Baca berita dengan sedikit iklan, klik di sini
KEHENINGAN pecah oleh teriakan ”Allahu Akbar!” berkali-kali. Sekitar 30 orang, berpakaian putih-putih dan berserban, berkerumun di Jalan Cendana, Jakarta, di depan rumah mantan presiden Soeharto. ”Kami mau berdoa untuk beliau,” kata salah seorang dari mereka kepada penjaga rumah. ”Allahu Akbar!” Takbir kembali menggema. Tidak aneh, kecuali waktunya. Jarum jam baru menunjukkan pukul 02.30, Kamis dini hari, beberapa jam menjelang pengadilan yang bersejarah itu.

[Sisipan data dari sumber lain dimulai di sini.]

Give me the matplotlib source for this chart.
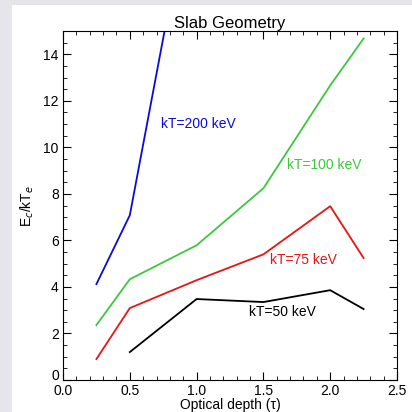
import matplotlib
matplotlib.use("Agg")
import matplotlib.pyplot as plt
from matplotlib.patches import Rectangle
from matplotlib.ticker import MultipleLocator
from matplotlib.transforms import ScaledTranslation

plt.rcParams['font.family'] = ['Liberation Sans', 'DejaVu Sans']

# optical depth values and E_c/kT_e for each temperature
tau_200 = [0.25, 0.5, 1.0]
kt200 = [4.12, 7.08, 22.3]

tau = [0.25, 0.5, 1.0, 1.5, 2.0, 2.25]
kt100 = [2.36, 4.33, 5.79, 8.24, 12.66, 14.68]
kt75 = [0.90, 3.09, 4.29, 5.40, 7.47, 5.24]

tau_50 = [0.5, 1.0, 1.5, 2.0, 2.25]
kt50 = [1.20, 3.48, 3.35, 3.86, 3.05]

fig = plt.figure(figsize=(4.12, 4.12), dpi=100, facecolor='#e6e5ec')
bg = Rectangle((12 / 412, 0), 1, 1 - 5 / 412, transform=fig.transFigure,
               facecolor='white', edgecolor='none', zorder=-10)
fig.add_artist(bg)
ax = fig.add_axes([63 / 412, 1 - 380 / 412, 334 / 412, 349 / 412])
ax.set_zorder(5)

lw = 1.3
ax.plot(tau_200, kt200, color='#0a0adc', lw=lw)
ax.plot(tau, kt100, color='#3cc83c', lw=lw)
ax.plot(tau, kt75, color='#e81414', lw=lw)
ax.plot(tau_50, kt50, color='black', lw=lw)

ax.text(0.73, 11.0, 'kT=200 keV', color='#0a0adc', fontsize=10, va='center')
ax.text(1.68, 9.23, 'kT=100 keV', color='#3cc83c', fontsize=10, va='center')
ax.text(1.55, 5.15, 'kT=75 keV', color='#e81414', fontsize=10, va='center')
ax.text(1.39, 2.92, 'kT=50 keV', color='black', fontsize=10, va='center')

ax.set_xlim(0, 2.5)
ax.set_ylim(0, 15)
ax.xaxis.set_minor_locator(MultipleLocator(0.1))
ax.yaxis.set_minor_locator(MultipleLocator(0.5))
ax.tick_params(which='both', direction='in', top=True, right=True, labelsize=10)
ax.tick_params(which='major', length=6)
ax.tick_params(axis='x', which='major', pad=3)
ax.tick_params(axis='y', which='major', pad=3)
ax.tick_params(which='minor', length=3)
ax.set_xticks([0, 0.5, 1.0, 1.5, 2.0, 2.5])
ax.set_xticklabels(['0.0', '0.5', '1.0', '1.5', '2.0', '2.5'])
ax.set_yticks([0, 2, 4, 6, 8, 10, 12, 14])
ax.set_yticklabels(['0', '2', '4', '6', '8', '10', '12', '14'])

# the zero on the y axis sits a little above the corner, as in IDL output
lab0 = ax.get_yticklabels()[0]
lab0.set_transform(lab0.get_transform() + ScaledTranslation(0, 0.05, fig.dpi_scale_trans))

ax.set_title('Slab Geometry', fontsize=12, pad=2)
ax.set_xlabel('Optical depth (τ)', fontsize=10, labelpad=0)
ax.set_ylabel(r'E$_c$/kT$_e$', fontsize=10, labelpad=5)

fig.savefig('out.png', dpi=100, facecolor=fig.get_facecolor())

Oleh penjaga, mereka diperbolehkan masuk ke halaman rumah. Selama 10 menit, orang-orang itu mengangkat kedua tangan ke arah langit. Lalu, ”Allahu Akbar!” Seseorang tampil menghadap rumah dan berpidato. Mengatasnamakan diri mewakili Front Antikomunis dan Cinta Tanah Air, dia mengutuk siapa saja yang berniat membawa Soeharto ke pengadilan—para jaksa dan hakim. Sebentar kemudian, rombongan itu melangkah ke luar pagar dan berjalan kaki menghilang dari Cendana. Hening pun kembali menyergap.
Lelap dalam kamarnya yang terlindung, Soeharto tampaknya tidak mendengar doa untuk dirinya itu. Anton Tabah, sekretaris pribadinya, mengatakan bahwa hidup Soeharto sehari-hari terjadwal dengan ketat. Dia baru akan bangun pagi pada pukul 04.30 untuk menunaikan salat subuh.
Setelah subuh, ia biasanya duduk mencangkung sebentar, tanpa kesibukan apa pun. Ia tak pernah menonton siaran berita pagi di televisi. Anak-anaknya punya alasan melarangnya. Dan terutama sekali pada pagi itu, ketika televisi dan radio masih sibuk memperdebatkan apakah Soeharto akan hadir di pengadilan atau tidak.
Jika keterangan pengacara Juan Felix Tampubolon benar, pagi itu Soeharto tidak menjalani jadwal rutinnya. Kepada para wartawan sekitar pukul 07.00, Felix mengatakan bahwa sang mantan presiden tengah diperiksa oleh tim medisnya yang terdiri atas 23 dokter ahli. ”Bisa atau tidaknya Pak Harto berangkat ke persidangan baru akan ditentukan setelah selesainya pemeriksaan medis ini,” katanya.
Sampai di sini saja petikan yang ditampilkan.